Le fait que ces taux n’aient pas été ajustés de manière adéquate pendant des années a engendré une accumulation, créant ainsi une problématique dans l’économie mauricienne. La situation devient complexe, car il est difficile de maintenir un taux bancaire à 4,5% lorsque le taux de croissance devrait probablement se stabiliser autour de 3,8 % l’année prochaine. Il est important de se rappeler que les taux de croissance antérieurs de 5 %, 6 %, 7 %, voire 8 % étaient en grande partie une reprise mathématique. Et pour 2023, c’était largement lié à la dépréciation de la roupie.

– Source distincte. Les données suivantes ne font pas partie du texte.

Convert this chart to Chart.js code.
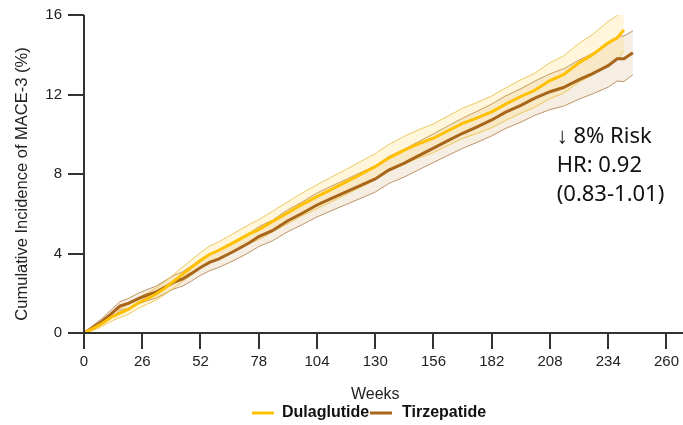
<!DOCTYPE html>
<html>
<head>
<meta charset="utf-8">
<script src="https://cdn.jsdelivr.net/npm/chart.js@4"></script>
<style>
  html, body { margin: 0; padding: 0; background: #fff; }
  #wrap { width: 683px; height: 425px; }
</style>
</head>
<body>
<div id="wrap"><canvas id="mace"></canvas></div>
<script>
const weeks = [0,4,8,12,16,20,24,28,32,36,40,44,48,52,56,60,65,70,74,78,84,91,97,104,110,117,123,130,136,143,149,156,162,169,175,182,188,195,201,208,214,221,227,234,238,241,245];

const dula = [0,0.22,0.48,0.78,1.0,1.2,1.5,1.72,1.95,2.25,2.6,2.95,3.3,3.65,3.95,4.15,4.45,4.75,5.0,5.2,5.6,6.05,6.45,6.86,7.2,7.6,7.95,8.37,8.8,9.2,9.5,9.8,10.15,10.55,10.8,11.13,11.5,11.9,12.2,12.7,13.0,13.6,14.0,14.6,14.85,15.25,null];
const dulaHi = [0,0.32,0.63,0.98,1.22,1.45,1.77,2.0,2.25,2.57,2.94,3.31,3.68,4.05,4.37,4.58,4.9,5.22,5.48,5.7,6.12,6.6,7.02,7.46,7.82,8.23,8.6,9.03,9.48,9.9,10.21,10.52,10.89,11.31,11.58,11.93,12.32,12.74,13.06,13.6,13.94,14.58,15.02,15.68,15.97,16.3,null];
const dulaLo = [0,0.12,0.33,0.58,0.78,0.95,1.23,1.44,1.65,1.93,2.26,2.59,2.92,3.25,3.53,3.72,4.0,4.28,4.52,4.7,5.08,5.5,5.88,6.26,6.58,6.97,7.3,7.71,8.12,8.5,8.79,9.08,9.41,9.79,10.02,10.33,10.68,11.06,11.34,11.8,12.06,12.62,12.98,13.52,13.73,14.2,null];

const tirz = [0,0.28,0.58,0.95,1.35,1.5,1.72,1.9,2.05,2.3,2.55,2.72,3.0,3.3,3.55,3.72,4.0,4.3,4.55,4.85,5.15,5.65,6.0,6.44,6.75,7.1,7.4,7.75,8.2,8.55,8.9,9.3,9.65,10.05,10.35,10.72,11.1,11.45,11.8,12.14,12.35,12.75,13.05,13.45,13.8,13.8,14.1];
const tirzHi = [0,0.38,0.73,1.15,1.57,1.75,1.99,2.18,2.35,2.62,2.89,3.08,3.38,3.7,3.97,4.15,4.45,4.77,5.03,5.35,5.67,6.2,6.57,7.04,7.37,7.73,8.05,8.41,8.88,9.25,9.61,10.02,10.39,10.81,11.13,11.52,11.92,12.29,12.66,13.04,13.29,13.73,14.07,14.53,14.92,14.95,15.2];
const tirzLo = [0,0.18,0.43,0.75,1.13,1.25,1.45,1.62,1.75,1.98,2.21,2.36,2.62,2.9,3.13,3.29,3.55,3.83,4.07,4.35,4.63,5.1,5.43,5.84,6.13,6.47,6.75,7.09,7.52,7.85,8.19,8.58,8.91,9.29,9.57,9.92,10.28,10.61,10.94,11.24,11.41,11.77,12.03,12.37,12.68,12.65,13.0];

const xTicks = [0,26,52,78,104,130,156,182,208,234,260];
const yTicks = [0,4,8,12,16];
const seriesNames = ["Dulaglutide", "Tirzepatide"];
const hrText = ["\u2193 8% Risk", "HR: 0.92", "(0.83-1.01)"];

const GOLD = "#ffc000";
const BROWN = "#a8661c";
const AXIS = "#333";

function pts(vals) {
  return weeks.map((w, i) => ({ x: w, y: vals[i] }));
}

function band(vals, fill, bg, border) {
  return {
    data: pts(vals),
    fill: fill,
    backgroundColor: bg,
    borderColor: border,
    borderWidth: 1,
    pointRadius: 0,
    tension: 0
  };
}

// axis lines run past the chart area like the original
const axisLines = {
  id: "axisLines",
  afterDraw(chart) {
    const { ctx } = chart;
    const x = chart.scales.x, y = chart.scales.y;
    const x0 = x.getPixelForValue(0), y0 = y.getPixelForValue(0);
    ctx.save();
    ctx.strokeStyle = AXIS;
    ctx.lineWidth = 2;
    ctx.beginPath();
    ctx.moveTo(x0 - 16, y0);
    ctx.lineTo(chart.width, y0);
    ctx.moveTo(x0, y.getPixelForValue(16));
    ctx.lineTo(x0, y0 + 16);
    ctx.stroke();

    // y title, sits a bit below the middle in the source
    ctx.fillStyle = "#222";
    ctx.font = "16.5px 'Liberation Sans', Arial, sans-serif";
    ctx.textAlign = "center";
    ctx.textBaseline = "middle";
    ctx.translate(22, 184);
    ctx.rotate(-Math.PI / 2);
    ctx.fillText("Cumulative Incidence of MACE-3 (%)", 0, 0);
    ctx.restore();

    // hazard ratio note
    ctx.save();
    ctx.fillStyle = "#111";
    ctx.font = "22px 'Noto Sans', sans-serif";
    ctx.textAlign = "left";
    ctx.textBaseline = "middle";
    const tx = x.getPixelForValue(211);
    [9.85, 8.4, 6.95].forEach((v, i) => ctx.fillText(hrText[i], tx, y.getPixelForValue(v)));
    ctx.restore();

    // legend
    ctx.save();
    ctx.font = "bold 16px 'Liberation Sans', Arial, sans-serif";
    ctx.textBaseline = "middle";
    ctx.textAlign = "left";
    const ly = 413;
    [[252, GOLD, 282], [370, BROWN, 402]].forEach(([lx, col, txx], i) => {
      ctx.fillStyle = col;
      ctx.fillRect(lx, ly - 1.5, 22, 3);
      ctx.fillStyle = "#111";
      ctx.fillText(seriesNames[i], txx, ly);
    });
    ctx.restore();
  }
};

new Chart(document.getElementById("mace"), {
  type: "line",
  data: {
    datasets: [
      { label: seriesNames[0], data: pts(dula), borderColor: GOLD, borderWidth: 3, pointRadius: 0, tension: 0, fill: false },
      { label: seriesNames[1], data: pts(tirz), borderColor: BROWN, borderWidth: 3, pointRadius: 0, tension: 0, fill: false },
      band(dulaHi, "+1", "rgba(255, 205, 60, 0.18)", "rgba(232, 196, 80, 0.9)"),
      band(dulaLo, false, "transparent", "rgba(232, 196, 80, 0.9)"),
      band(tirzHi, "+1", "rgba(190, 135, 60, 0.14)", "rgba(176, 130, 80, 0.85)"),
      band(tirzLo, false, "transparent", "rgba(176, 130, 80, 0.85)")
    ]
  },
  options: {
    responsive: true,
    maintainAspectRatio: false,
    animation: false,
    layout: { padding: { top: 15, right: 13, left: 0, bottom: 0 } },
    plugins: {
      legend: { display: false },
      tooltip: { enabled: false }
    },
    scales: {
      x: {
        type: "linear",
        min: 0,
        max: 260,
        afterBuildTicks: s => { s.ticks = xTicks.map(v => ({ value: v })); },
        afterFit: s => { s.height = 92; },
        border: { display: false },
        grid: { drawOnChartArea: false, drawTicks: true, tickLength: 16, color: AXIS, lineWidth: 2 },
        ticks: { color: "#222", padding: 4, maxRotation: 0, font: { family: "'Liberation Sans', Arial, sans-serif", size: 15 } },
        title: {
          display: true,
          text: "Weeks",
          color: "#222",
          padding: { top: 0, bottom: 21 },
          font: { family: "'Liberation Sans', Arial, sans-serif", size: 16 }
        }
      },
      y: {
        min: 0,
        max: 16,
        afterBuildTicks: s => { s.ticks = yTicks.map(v => ({ value: v })); },
        afterFit: s => { s.width = 84; },
        border: { display: false },
        grid: { drawOnChartArea: false, drawTicks: true, tickLength: 16, color: AXIS, lineWidth: 2 },
        ticks: { color: "#222", padding: 6, font: { family: "'Liberation Sans', Arial, sans-serif", size: 15 } }
      }
    }
  },
  plugins: [axisLines]
});
</script>
</body>
</html>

Cependant, à partir de 2024 et 2025, l’économie devrait se stabiliser. Récemment, il y a eu des aspects positifs, notamment la sortie de la liste grise, et la stabilisation de la spirale dans laquelle la roupie était engagée, ce qui est encourageant. De manière informelle, la situation fiscale du pays semble raisonnable, en grande partie grâce à la dévaluation de la roupie. En résumé, le bilan pour l’économie et la situation fiscale du pays cette année est positif. Cependant, il est essentiel d’être réaliste, car nous comprenons bien les nuances des chiffres. Par exemple, bien que les investissements directs étrangers de Maurice puissent sembler solides en roupies, leur évaluation en dollars ou en euros ne retrouve pas les niveaux moyens atteints il y a quelques années.

Néanmoins, l’économie demeure stable ; Maurice figure parmi les pays les plus prospères d’Afrique en termes de richesse par tête d’habitant. Notre génération a acquis la sagesse de préserver ses économies et de les investir, avec 85 % de la population possédant son propre logement. Bien que des enjeux microéconomiques et sociétaux persistent dans le pays, ils ne se font pas sentir de manière aiguë à ce jour. Le défi réside dans l’accumulation de ces problématiques, car tôt ou tard, elles pourraient éclater, d’où la nécessité de changements structurels.